*Your task*. Your task is to retype, word for word, the lines from the start of the data through the line holding "(1300,5) .. (1352,0);". Do not include the pictures.

*Supplied material*.
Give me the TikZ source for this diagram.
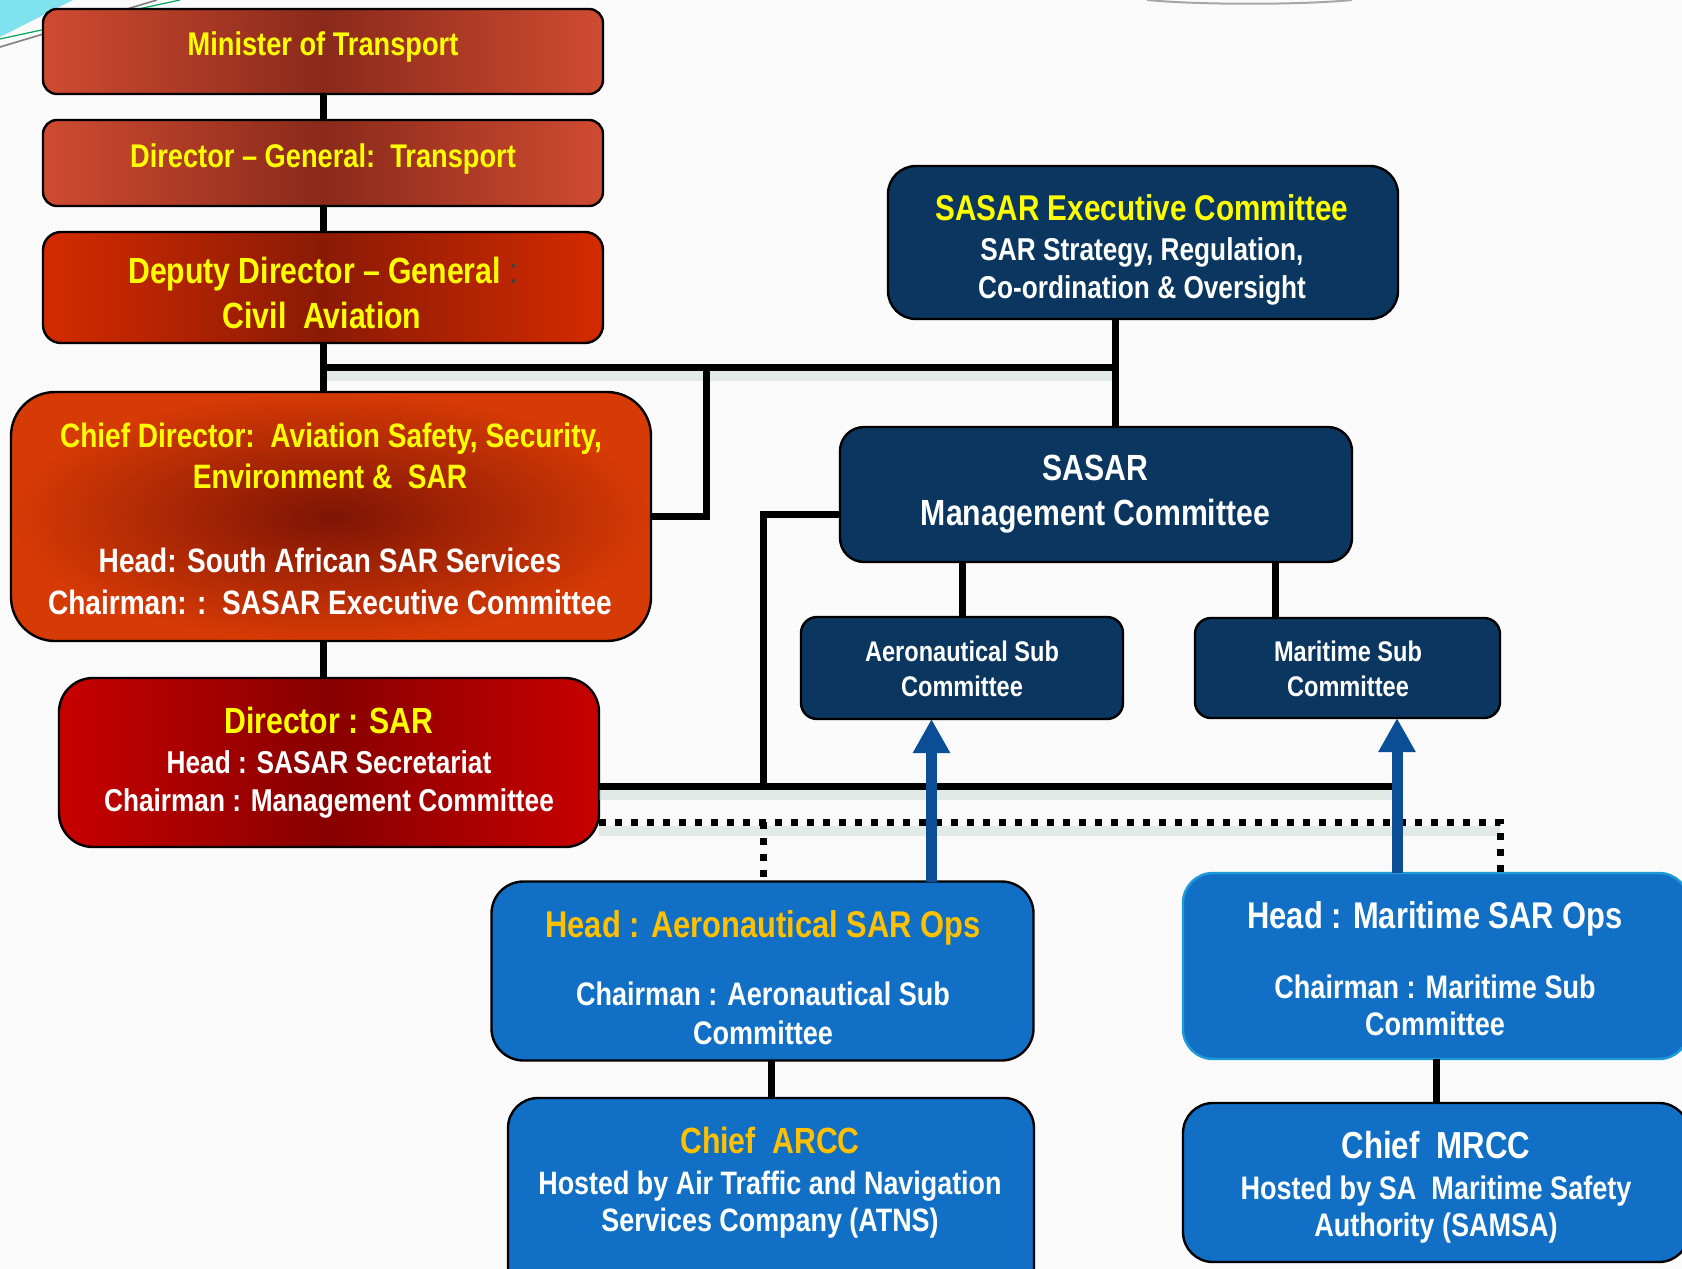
\documentclass[tikz,border=0pt]{standalone}
\usepackage{fontspec}
\newfontfamily\nar{Liberation Sans}[FakeStretch=0.83, Ligatures=TeX]
\usetikzlibrary{arrows.meta}
\definecolor{redA}{HTML}{CF4B31}
\definecolor{redAc}{HTML}{8A2A1B}
\definecolor{redB}{HTML}{D42B00}
\definecolor{redBc}{HTML}{8A1A05}
\definecolor{redC}{HTML}{D63A05}
\definecolor{redCc}{HTML}{7E1405}
\definecolor{redD}{HTML}{C80000}
\definecolor{redDc}{HTML}{880000}
\definecolor{navy}{HTML}{0B365F}
\definecolor{sblue}{HTML}{1170C6}
\definecolor{ablue}{HTML}{0B4E95}
\definecolor{gold}{HTML}{FFC000}
\definecolor{yel}{HTML}{FFFF00}
\definecolor{bgc}{HTML}{FAFAFA}
\definecolor{shadc}{HTML}{A8C6BE}
\definecolor{cyanbg}{HTML}{7FE2EE}
\definecolor{lblue}{HTML}{1E9BD7}
\tikzset{
  box/.style={draw=black, line width=1.2pt, inner sep=0pt, outer sep=0pt},
  conn/.style={line width=3.5pt, black},
  shad/.style={line width=5pt, shadc, opacity=0.3, transform canvas={yshift=-4.5pt}},
  dotconn/.style={line width=3.5pt, black, dash pattern=on 3.5pt off 4.5pt},
  barrow/.style={line width=5.5pt, ablue, -{Triangle[length=17pt, width=17.5pt]}},
  tx/.style={anchor=base, inner sep=0pt, font=\nar\bfseries\fontsize{#1}{#1}\selectfont},
}
\begin{document}
\begin{tikzpicture}[x=0.5pt, y=-0.5pt]
\useasboundingbox (0,0) rectangle (1682,1269);
\fill[bgc] (0,0) rectangle (1682,1269);
\clip (0,0) rectangle (1682,1269);
% slide decoration
\fill[cyanbg] (0,0) -- (73,0) -- (0,37) -- cycle;
\draw[teal!70!green, line width=0.6pt] (0,39) -- (180,0);
\draw[gray, line width=0.8pt] (0,47) -- (157,0);
\draw[gray!70, line width=1pt] (1147,0) .. controls (1200,5) and (1300,5) .. (1352,0);

% boxes
\node[box, rounded corners=7pt, minimum width=280pt, minimum height=42.5pt,
  left color=redA, right color=redA, middle color=redAc] (min) at (323,51.5) {};
\node[box, rounded corners=7pt, minimum width=280pt, minimum height=43pt,
  left color=redA, right color=redA, middle color=redAc] (dg) at (323,163) {};
\node[box, rounded corners=9pt, minimum width=280pt, minimum height=55.5pt,
  left color=redB, right color=redB, middle color=redBc] (ddg) at (323,287.5) {};
\node[box, rounded corners=22pt, minimum width=320pt, minimum height=124.5pt,
  shading=radial, inner color=redCc, outer color=redC] (cd) at (331,516.5) {};
\node[box, rounded corners=17pt, minimum width=270pt, minimum height=84.5pt,
  left color=redD, right color=redD, middle color=redDc] (dsar) at (329,762.5) {};
\node[box, fill=navy, rounded corners=14pt, minimum width=255pt, minimum height=76.5pt] (exec) at (1143,242.5) {};
\node[box, fill=navy, rounded corners=12pt, minimum width=256pt, minimum height=67.5pt] (mgmt) at (1096,494.5) {};
\node[box, fill=navy, rounded corners=8pt, minimum width=161pt, minimum height=51pt] (aero) at (962,668) {};
\node[box, fill=navy, rounded corners=8pt, minimum width=152.5pt, minimum height=50pt] (mar) at (1347.5,668) {};
\node[box, fill=sblue, rounded corners=16pt, minimum width=271pt, minimum height=89.5pt] (hao) at (762.5,971) {};
\node[box, draw=lblue, fill=sblue, rounded corners=15pt, minimum width=253pt, minimum height=93pt] (hmo) at (1436,966) {};
\node[box, fill=sblue, rounded corners=15pt, minimum width=263pt, minimum height=102pt] (arcc) at (771,1200) {};
\node[box, fill=sblue, rounded corners=15pt, minimum width=253pt, minimum height=79.5pt] (mrcc) at (1436,1182.5) {};

% junction coordinates
\coordinate (j1) at (323,367);
\coordinate (j2) at (706,367);
\coordinate (ex) at (1115,319);
\coordinate (m1) at (840,514);
\coordinate (s1) at (763,786);
\coordinate (s2) at (1397,786);
\coordinate (d1) at (763,822);
\coordinate (d2) at (1500,822);
\coordinate (mm) at (1275,618);

% shadows
\draw[shad] (j1) -- (j1 -| ex);
\draw[shad] (dsar.east |- s1) -- (s2);
\draw[shad] (dsar.east |- d1) -- (d2);

% black connectors
\draw[conn] (min.south) -- (dg.north);
\draw[conn] (dg.south) -- (ddg.north);
\draw[conn] (ddg.south) -- (ddg.south |- cd.north);
\draw[conn] (j1) -- (j1 -| ex);
\draw[conn] (ex) -- (ex |- mgmt.north);
\draw[conn] (cd.east |- 0,516) -| (j2);
\draw[conn] (m1) -| (s1);
\draw[conn] (dsar.east |- s1) -- (s2);
\draw[conn] (aero.north) -- (aero.north |- mgmt.south);
\draw[conn] (mm) -- (mm |- mgmt.south);
\draw[conn] (323,0 |- cd.south) -- (323,0 |- dsar.north);
\draw[conn] (arcc.north) -- (arcc.north |- hao.south);
\draw[conn] (hmo.south) -- (mrcc.north);
% dotted
\draw[dotconn] (dsar.east |- d1) -- (d2) -- (d2 |- hmo.north);
\draw[dotconn] (d1) -- (d1 |- hao.north);
% blue arrows
\draw[barrow] (931.5,0 |- hao.north) -- (931.5,0 |- aero.south);
\draw[barrow] (1397,0 |- hmo.north) -- (1397,0 |- mar.south);

% texts
\node[tx=16.4pt, text=yel] (min-t) at (323,55) {Minister of Transport};
\node[tx=16.4pt, text=yel] (dg-t) at (323,167) {Director – General:\ \ Transport};
\node[tx=18.2pt, text=yel] (ddg-t1) at (323,283) {Deputy Director – General {\mdseries\color{darkgray}:}};
\node[tx=18.2pt, text=yel] (ddg-t2) at (322,328) {Civil\ \ Aviation};
\node[tx=16.9pt, text=yel] (cd-t1) at (331,447) {Chief Director:\ \ Aviation Safety, Security,};
\node[tx=16.9pt, text=yel] (cd-t2) at (330,488) {Environment \&\ \ SAR};
\node[tx=16.9pt, text=white] (cd-t3) at (330,572) {Head: South African SAR Services};
\node[tx=16.9pt, text=white] (cd-t4) at (330,614) {Chairman: :\ \ SASAR Executive Committee};
\node[tx=18.2pt, text=yel] (dsar-t1) at (329,733) {Director : SAR};
\node[tx=15.8pt, text=white] (dsar-t2) at (329,773) {Head : SASAR Secretariat};
\node[tx=15.8pt, text=white] (dsar-t3) at (329,811) {Chairman : Management Committee};
\node[tx=17.9pt, text=yel] (exec-t1) at (1142,220) {SASAR Executive Committee};
\node[tx=15.8pt, text=white] (exec-t2) at (1142,260) {SAR Strategy, Regulation,};
\node[tx=15.8pt, text=white] (exec-t3) at (1142,298) {Co-ordination \& Oversight};
\node[tx=18.2pt, text=white] (mgmt-t1) at (1095.5,480) {SASAR};
\node[tx=18.2pt, text=white] (mgmt-t2) at (1095.5,525) {Management Committee};
\node[tx=14.2pt, text=white] (aero-t1) at (962,661) {Aeronautical Sub};
\node[tx=14.2pt, text=white] (aero-t2) at (962,696) {Committee};
\node[tx=14.2pt, text=white] (mar-t1) at (1348,661) {Maritime Sub};
\node[tx=14.2pt, text=white] (mar-t2) at (1348,696) {Committee};
\node[tx=18.6pt, text=gold] (hao-t1) at (763,937) {Head : Aeronautical SAR Ops};
\node[tx=16.3pt, text=white] (hao-t2) at (763,1005) {Chairman : Aeronautical Sub};
\node[tx=16.3pt, text=white] (hao-t3) at (763,1044) {Committee};
\node[tx=18.2pt, text=gold] (arcc-t1) at (770,1153) {Chief\ \ ARCC};
\node[tx=16.2pt, text=white] (arcc-t2) at (770,1194) {Hosted by Air Traffic and Navigation};
\node[tx=16.2pt, text=white] (arcc-t3) at (770,1231) {Services Company (ATNS)};
\node[tx=18.6pt, text=white] (hmo-t1) at (1435,928) {Head : Maritime SAR Ops};
\node[tx=16.3pt, text=white] (hmo-t2) at (1435,998) {Chairman : Maritime Sub};
\node[tx=16.3pt, text=white] (hmo-t3) at (1435,1035) {Committee};
\node[tx=18.8pt, text=white] (mrcc-t1) at (1436,1158) {Chief\ \ MRCC};
\node[tx=16.3pt, text=white] (mrcc-t2) at (1436,1199) {Hosted by SA\ \ Maritime Safety};
\node[tx=16.3pt, text=white] (mrcc-t3) at (1436,1236) {Authority (SAMSA)};
\end{tikzpicture}
\end{document}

*The completed task*.
Give me the TikZ source for this diagram.
\documentclass[tikz,border=0pt]{standalone}
\usepackage{fontspec}
\newfontfamily\nar{Liberation Sans}[FakeStretch=0.83, Ligatures=TeX]
\usetikzlibrary{arrows.meta}
\definecolor{redA}{HTML}{CF4B31}
\definecolor{redAc}{HTML}{8A2A1B}
\definecolor{redB}{HTML}{D42B00}
\definecolor{redBc}{HTML}{8A1A05}
\definecolor{redC}{HTML}{D63A05}
\definecolor{redCc}{HTML}{7E1405}
\definecolor{redD}{HTML}{C80000}
\definecolor{redDc}{HTML}{880000}
\definecolor{navy}{HTML}{0B365F}
\definecolor{sblue}{HTML}{1170C6}
\definecolor{ablue}{HTML}{0B4E95}
\definecolor{gold}{HTML}{FFC000}
\definecolor{yel}{HTML}{FFFF00}
\definecolor{bgc}{HTML}{FAFAFA}
\definecolor{shadc}{HTML}{A8C6BE}
\definecolor{cyanbg}{HTML}{7FE2EE}
\definecolor{lblue}{HTML}{1E9BD7}
\tikzset{
  box/.style={draw=black, line width=1.2pt, inner sep=0pt, outer sep=0pt},
  conn/.style={line width=3.5pt, black},
  shad/.style={line width=5pt, shadc, opacity=0.3, transform canvas={yshift=-4.5pt}},
  dotconn/.style={line width=3.5pt, black, dash pattern=on 3.5pt off 4.5pt},
  barrow/.style={line width=5.5pt, ablue, -{Triangle[length=17pt, width=17.5pt]}},
  tx/.style={anchor=base, inner sep=0pt, font=\nar\bfseries\fontsize{#1}{#1}\selectfont},
}
\begin{document}
\begin{tikzpicture}[x=0.5pt, y=-0.5pt]
\useasboundingbox (0,0) rectangle (1682,1269);
\fill[bgc] (0,0) rectangle (1682,1269);
\clip (0,0) rectangle (1682,1269);
% slide decoration
\fill[cyanbg] (0,0) -- (73,0) -- (0,37) -- cycle;
\draw[teal!70!green, line width=0.6pt] (0,39) -- (180,0);
\draw[gray, line width=0.8pt] (0,47) -- (157,0);
\draw[gray!70, line width=1pt] (1147,0) .. controls (1200,5) and (1300,5) .. (1352,0);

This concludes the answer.